April 22, 2008

Wednesday, 4/23

NYS 5:17
NYT 4:01
CS 3:34
LAT 2:50

Yep, that's right. I haven't done any of the Wednesday puzzles yet, and it's too late now. Am out the door to trivia in a minute. Feel free to discuss amongst yourselves in the comments if you've done the New York Sun and/or New York Times crosswords—I will try to remember not to read those comments before I've done the puzzles. And if I should spoil my solves by reading comments first, I will have no one to blame but myself—unless someone else offers to take the blame.

Late Tuesday night:

I started reading the blog comments after coming home from trivia (we took second place and are positioned well for the new six-week cumulative points total prize chase—$600 for our team if we come out on top after six weeks), and Alex said he would accept the blame for spoiling—and that's as far as I got. Thanks for the save, Alex! I was going to blithely read comments until I regretted it, but you saved me.
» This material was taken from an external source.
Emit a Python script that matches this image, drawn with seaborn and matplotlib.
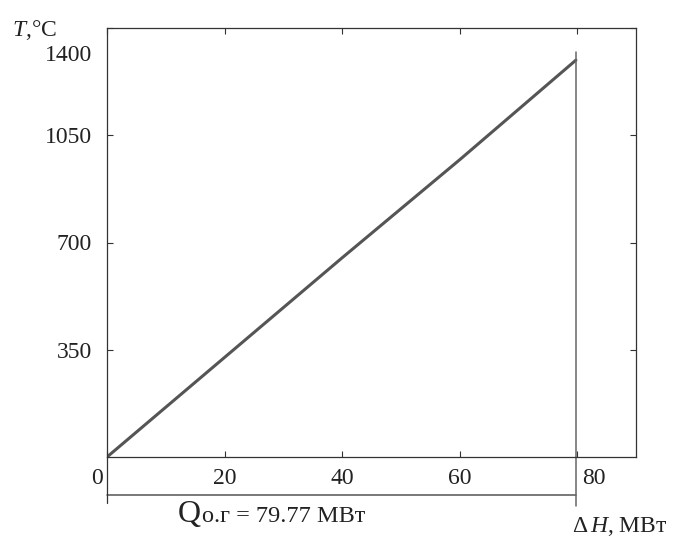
import pandas as pd
import matplotlib.pyplot as plt
import seaborn as sns

# Data
dh = [0, 20, 40, 60, 79.77]          # MW
temp = [0, 325, 650, 970, 1295]      # deg C
x_ticks = [0, 20, 40, 60, 80]
x_labels = ['', '20', '40', '60', '']
y_ticks = [350, 700, 1050, 1400]
y_labels = ['350', '700', '1050', '']
q_total = dh[-1]

sns.set_style("ticks")
plt.rcParams['font.family'] = ['Liberation Serif', 'DejaVu Serif']
plt.rcParams['mathtext.fontset'] = 'custom'
plt.rcParams['mathtext.rm'] = 'Liberation Serif'
plt.rcParams['mathtext.it'] = 'Liberation Serif:italic'

FS = 17
TXT = '#222222'
W, H = 674, 541
fig = plt.figure(figsize=(W / 100, H / 100), dpi=100)
ax = fig.add_axes([107 / W, 1 - 457 / H, 529 / W, 429 / H])

df = pd.DataFrame({"dh": dh, "t": temp})
sns.lineplot(data=df, x="dh", y="t", ax=ax, color="#555555", lw=2.2)

ax.set_xlim(0, 90)
ax.set_ylim(0, 1400)
ax.set_xticks(x_ticks)
ax.set_xticklabels(x_labels)
ax.set_yticks(y_ticks)
ax.set_yticklabels(y_labels)
ax.set_xlabel('')
ax.set_ylabel('')
ax.tick_params(direction='in', top=True, right=True, length=4, width=0.8,
               labelsize=FS, colors='#333333', labelcolor=TXT)
ax.tick_params(axis='x', pad=8)
ax.tick_params(axis='y', pad=11)
for s in ax.spines.values():
    s.set_linewidth(0.9)
    s.set_color('#333333')

# odd placed tick labels
ax.annotate('0', xy=(0, 0), xycoords=('data', 'axes fraction'),
            xytext=(-10, -27), textcoords='offset pixels',
            ha='center', va='baseline', fontsize=FS, color=TXT)
ax.annotate('80', xy=(80, 0), xycoords=('data', 'axes fraction'),
            xytext=(5, -27), textcoords='offset pixels',
            ha='left', va='baseline', fontsize=FS, color=TXT)
ax.annotate('1400', xy=(0, 1400), xycoords='data',
            xytext=(-15, -33), textcoords='offset pixels',
            ha='right', va='baseline', fontsize=FS, color=TXT)

# bracket for Q below the axis
tr = ax.get_xaxis_transform()
ax.plot([0, q_total], [-0.0886, -0.0886], transform=tr, clip_on=False,
        color='#555555', lw=1.1)
ax.plot([0, 0], [0, -0.107], transform=tr, clip_on=False,
        color='#333333', lw=0.9)
ax.plot([q_total, q_total], [-0.114, 0.945], transform=tr, clip_on=False,
        color='#666666', lw=1.1)

# axis titles
fig.text(12 / W, 1 - 36 / H, r'$T$,°C', fontsize=FS, ha='left',
         va='baseline', color=TXT)
fig.text(178 / W, 1 - 522 / H, 'Q', fontsize=23, ha='left',
         va='baseline', color=TXT)
fig.text(202 / W, 1 - 522 / H, 'о.г = 79.77 МВт', fontsize=FS + 0.5,
         ha='left', va='baseline', color=TXT)
fig.text(668 / W, 1 - 532 / H, r'$\Delta\,H$, МВт', fontsize=FS,
         ha='right', va='baseline', color=TXT)

fig.savefig('out.png', dpi=100)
Stephen Edward Anderson had his debut puzzle quite recently, and here's his second New York Times crossword already. Way to go, SEA! He's an expat living in Europe (and a semi-regular on the NYT forum), so of course his theme is ur-Americana: cowboys and their horses. QUICKSILVER, CHART TOPPER, HAIR-TRIGGER, and TALENT SCOUT all end with famous horses, and 30- and 27-Down spell out RIDE 'EM / COWBOY. W-w-wait, TOPPER? Wha? Google tells me that's the name of Hopalong Cassidy's horse. SILVER goes with the Lone Ranger, TRIGGER is Roy Rogers, and Scout is...let me look this up...the horse belonging to Tonto, the Lone Ranger's pal. I'm quite fond of an OKAY GUY ([Nice enough fellow]) in the fill.
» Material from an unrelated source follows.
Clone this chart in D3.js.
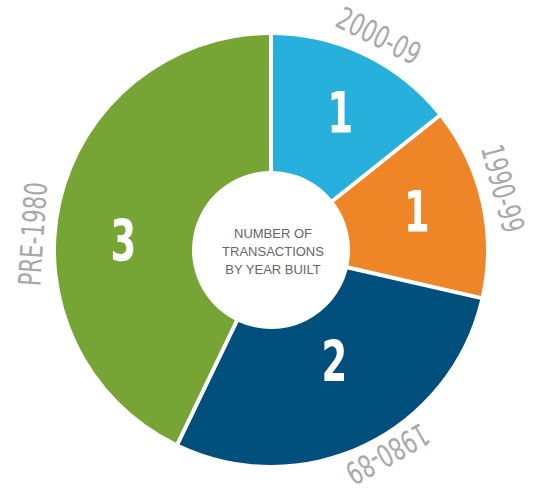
<!DOCTYPE html>
<html>
<head>
<meta charset="utf-8">
<script src="https://cdn.jsdelivr.net/npm/d3@7"></script>
<style>
  html, body { margin: 0; padding: 0; background: #fff; }
</style>
</head>
<body>
<svg id="chart" width="536" height="492"></svg>
<script>
// data
const periods = ["2000-09", "1990-99", "1980-89", "PRE-1980"];
const counts = [1, 1, 2, 3];
const sliceColors = ["#27b0db", "#ee8526", "#014f7c", "#76a536"];
const centerLines = ["NUMBER OF", "TRANSACTIONS", "BY YEAR BUILT"];

// layout
const cx = 271, cy = 250;
const outerR = 215, innerR = 79;
const labelR = [240, 240, 235, 239];
const valueR = [154, 151, 128, 148];
const labelNudge = [1, -2, -4, -9]; // degrees, designer placed labels a bit off centre
const condensed = "'DejaVu Sans Condensed', 'DejaVu Sans', sans-serif";

const svg = d3.select("#chart");
const g = svg.append("g").attr("transform", "translate(" + cx + "," + cy + ")");

const pie = d3.pie().sort(null).value(d => d);
const arcs = pie(counts);

const arc = d3.arc()
  .innerRadius(innerR)
  .outerRadius(outerR)
  .padAngle(4 / outerR)
  .padRadius(outerR);

g.append("g")
  .attr("class", "slices")
  .selectAll("path")
  .data(arcs)
  .enter()
  .append("path")
  .attr("d", arc)
  .style("fill", (d, i) => sliceColors[i]);

const midDeg = (d, i) => (d.startAngle + d.endAngle) / 2 * 180 / Math.PI + labelNudge[i];
const polar = (deg, r) => {
  const a = deg * Math.PI / 180;
  return [r * Math.sin(a), -r * Math.cos(a)];
};

// values inside the ring
g.append("g")
  .attr("class", "values")
  .selectAll("text")
  .data(arcs)
  .enter()
  .append("text")
  .attr("transform", (d, i) => {
    const p = polar(midDeg(d, i), valueR[i]);
    return "translate(" + p[0] + "," + p[1] + ") scale(0.72,1)";
  })
  .attr("text-anchor", "middle")
  .attr("dy", "0.36em")
  .text(d => d.data)
  .style("fill", "#fff")
  .style("font-family", condensed)
  .style("font-weight", "bold")
  .style("font-size", "57px");

// period labels round the outside
g.append("g")
  .attr("class", "labels")
  .selectAll("text")
  .data(arcs)
  .enter()
  .append("text")
  .attr("transform", (d, i) => {
    const deg = midDeg(d, i);
    const p = polar(deg, labelR[i]);
    return "translate(" + p[0] + "," + p[1] + ") rotate(" + deg + ") scale(0.77,1)";
  })
  .attr("text-anchor", "middle")
  .attr("dy", "0.36em")
  .text((d, i) => periods[i])
  .style("fill", "#a7a9ac")
  .style("font-family", condensed)
  .style("font-size", "31px");

// centre caption
g.append("text")
  .attr("text-anchor", "middle")
  .style("fill", "#666")
  .style("font-family", "'Liberation Sans', Arial, sans-serif")
  .style("font-size", "13px")
  .selectAll("tspan")
  .data(centerLines)
  .enter()
  .append("tspan")
  .attr("x", 2)
  .attr("y", (d, i) => -17 + i * 18)
  .attr("dy", "0.36em")
  .text(d => d);
</script>
</body>
</html>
Robert E. Lee Morris's New York Sun crossword, "Alcohol Containers," has a theme I didn't see while solving. What is it? Let me take a look. Aha! Embedded within the five theme entries are kinds of liquor. RIVER MOUTHS, LAST OUTLAW, NUMERIC KEYPAD, VAPOR TRAIL, and TWIN-ENGINED split some alcohol between two words. (Edited to add: Reader Joon notes that the last theme entry is also serving GIN.) The [2004 Israeli film set during Sukkoth] was a complete mystery to me: USHPIZIN. I am far too sleepy to remark further.

Updated:

Stella Daily and Bruce Venzke's CrosSynergy puzzle, "Spin Doctoring," puts TURN at 63-Down to tie the theme entries together—each phrase's final word can follow "turn." Having actress JULIA STILES among the ordinary nouns in the theme adds a little élan. With actors JOSH Duhamel, ILKA Chase, Lotte LENYA, and Esther ROLLE and L.A. Laker player Lamar ODOM in the fill, this really felt like an LA Times crossword.

The theme in Billie Truitt's LA Times puzzle feels like I've seen it before—a vowel progression running through the beginning of five theme entries—but a quick check of the Cruciverb.com database doesn't turn up anything obvious with these particular theme entries. PAPARAZZI has just three prior uses in the database, all in themelesses. The letter P just plain has a fun sound—peppy and poppy—so the progression through PEPPERONI, PIPSQUEAK, POPPYCOCK, and PUPPY LOVE works beautifully. These words/phrases share a consistent vibe—substituting flat entries like PAPER CUTS and PEPPER BOX and PIPE STEMS wouldn't be nearly as effective. Terrific group of theme entries + solid and Scrabbly fill = good crossword.